Deducting Expenses for Family Employees: 3 Questions to Ask
Want to stay on the good side of the CRA? Here’s a quick summary of how expenses for family employees works.
If you are a small business owner with a family, odds are at one point or another you’ve recruited (or perhaps drafted!) those nearest and dearest to you to help out with the day to day operations. If that is the case, no doubt you are keenly interested in knowing when and how you can deduct your family members’ wages as a business expense. What guidelines should you follow to make sure that your deductions are aboveboard and beyond reproach in the eyes of the Canada Revenue Agency? Here are 3 questions to ask yourself:
Is the pay necessary?
According to the Canada Revenue Agency’s website, the wages you pay your family members must be “necessary for earning business or professional income.” In other words, their work has to be relevant to the business at hand. For example, if you own an automotive body shop you cannot pay your 18-year-old son to mow your lawn, and then deduct that as a business expense.
Is the pay reasonable?
Another important factor to consider is how closely the amount of pay matches up to the going market rate for similar employment. Again, the CRA makes it clear that “the salary [must be] reasonable when you consider your child’s age, and the amount you pay is what you would pay someone else.” So if a typical job that corresponds to your family member’s work pays an average of $40 per hour, it would be considered unreasonable to pay your spouse $240 per hour, and then turn around and try to claim the deduction.

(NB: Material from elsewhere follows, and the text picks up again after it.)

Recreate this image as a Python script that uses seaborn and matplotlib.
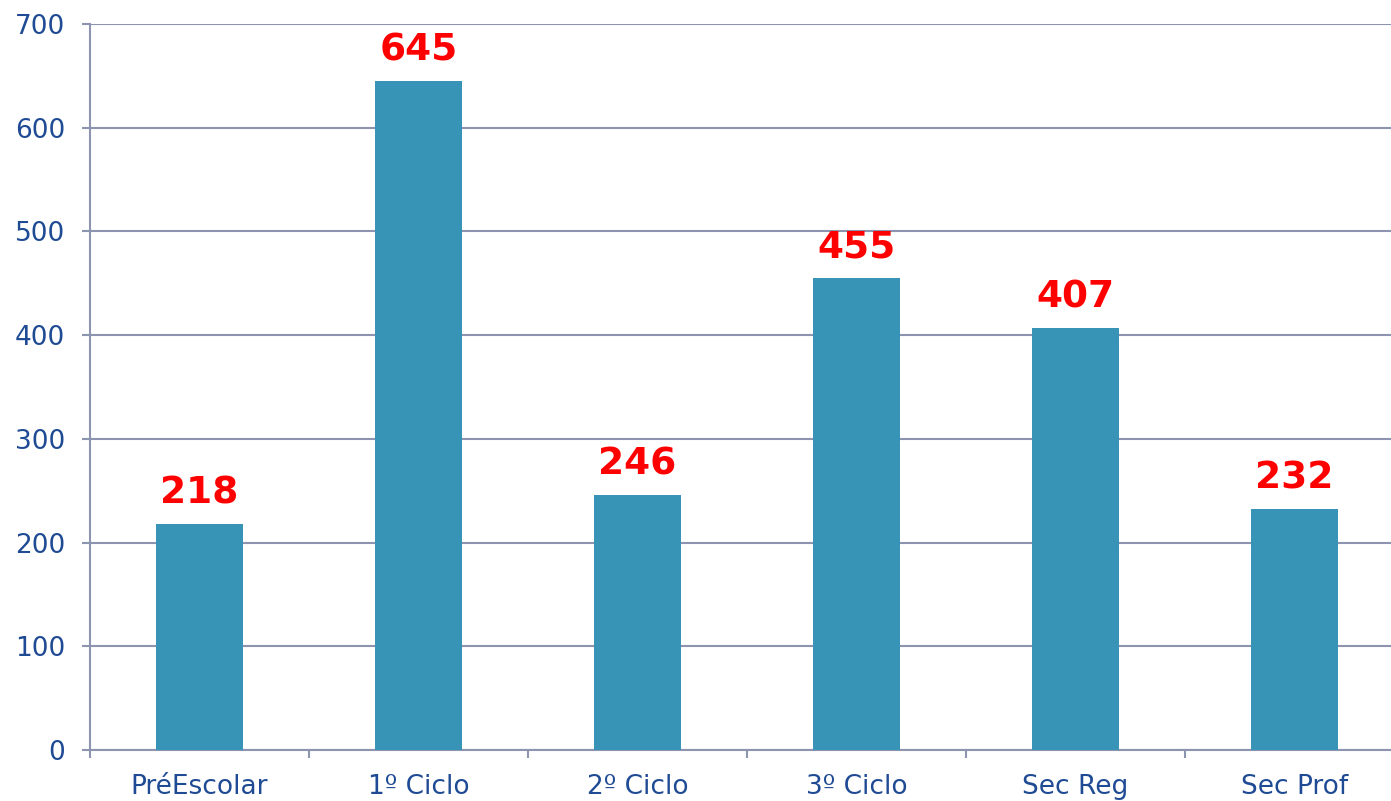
import numpy as np
import pandas as pd
import matplotlib
matplotlib.use("Agg")
import matplotlib.pyplot as plt
from matplotlib.ticker import FixedLocator
import seaborn as sns

# data
categories = ['PréEscolar', '1º Ciclo', '2º Ciclo', '3º Ciclo', 'Sec Reg', 'Sec Prof']
values = [218, 645, 246, 455, 407, 232]

bar_color = '#3794B6'
grid_color = '#8C94B0'
text_color = '#1F4A94'

sns.set_style('white')
plt.rcParams['font.family'] = ['DejaVu Sans']

df = pd.DataFrame({'cat': categories, 'val': values})

fig = plt.figure(figsize=(13.91, 8.01), dpi=100)
# the plot area runs a little past the right edge of the picture, as in the original
ax = fig.add_axes([0.0647, 0.0637, 0.9447, 0.9063])

sns.barplot(data=df, x='cat', y='val', color=bar_color, width=0.4,
            saturation=1, linewidth=0, edgecolor=bar_color, ax=ax, zorder=3)

ax.set_xlim(-0.5, len(categories) - 0.5)
ax.set_ylim(0, 700)
ax.set_yticks(np.arange(0, 701, 100))
ax.yaxis.grid(True, color=grid_color, linewidth=1.5, zorder=0)
ax.set_axisbelow(True)

# value labels
for i, v in enumerate(values):
    ax.annotate(str(v), (i, v), xytext=(0, 9), textcoords='offset points',
                ha='center', va='bottom', color='#FF0000',
                fontsize=27, fontweight='bold')

for s in ['top', 'right']:
    ax.spines[s].set_visible(False)
for s in ['left', 'bottom']:
    ax.spines[s].set_color(grid_color)
    ax.spines[s].set_linewidth(1.5)

# x ticks at category boundaries
ax.xaxis.set_minor_locator(FixedLocator(np.arange(-0.5, len(categories), 1.0)))
ax.tick_params(axis='x', which='major', length=0, pad=17, labelsize=19,
               labelcolor=text_color)
ax.tick_params(axis='x', which='minor', length=6, width=1.5, color=grid_color,
               direction='out', bottom=True)
ax.tick_params(axis='y', which='major', length=6, width=1.5, color=grid_color,
               direction='out', left=True, pad=12, labelsize=19,
               labelcolor=text_color)

ax.set_xlabel('')
ax.set_ylabel('')

fig.savefig('out.png', dpi=100)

Your spouse may not complain, but the CRA certainly would.
Is the pay documented?
A third factor to keep in mind is how well documented the wages paid to your family member have been. Keeping accurate records is good practice in all financial aspects of a business, but this is especially useful in proving the legitimacy of your deductions for family employees. Per the CRA, if you pay in cash, make a receipt, and have your family member sign it. If you pay via cheque, keep the cancelled cheque. You would do the same for other employees, so why not those related to you? Also, if you pay them with a product from your business, keep a record of the product’s value. The family member would then include the product’s value as part of his or her income.
Many complicated issues may arise when it comes to deducting business expenses, and especially when the line between family and business becomes blurred. The services of an experienced accountant can prove an invaluable resource for your business in this, and many other situations.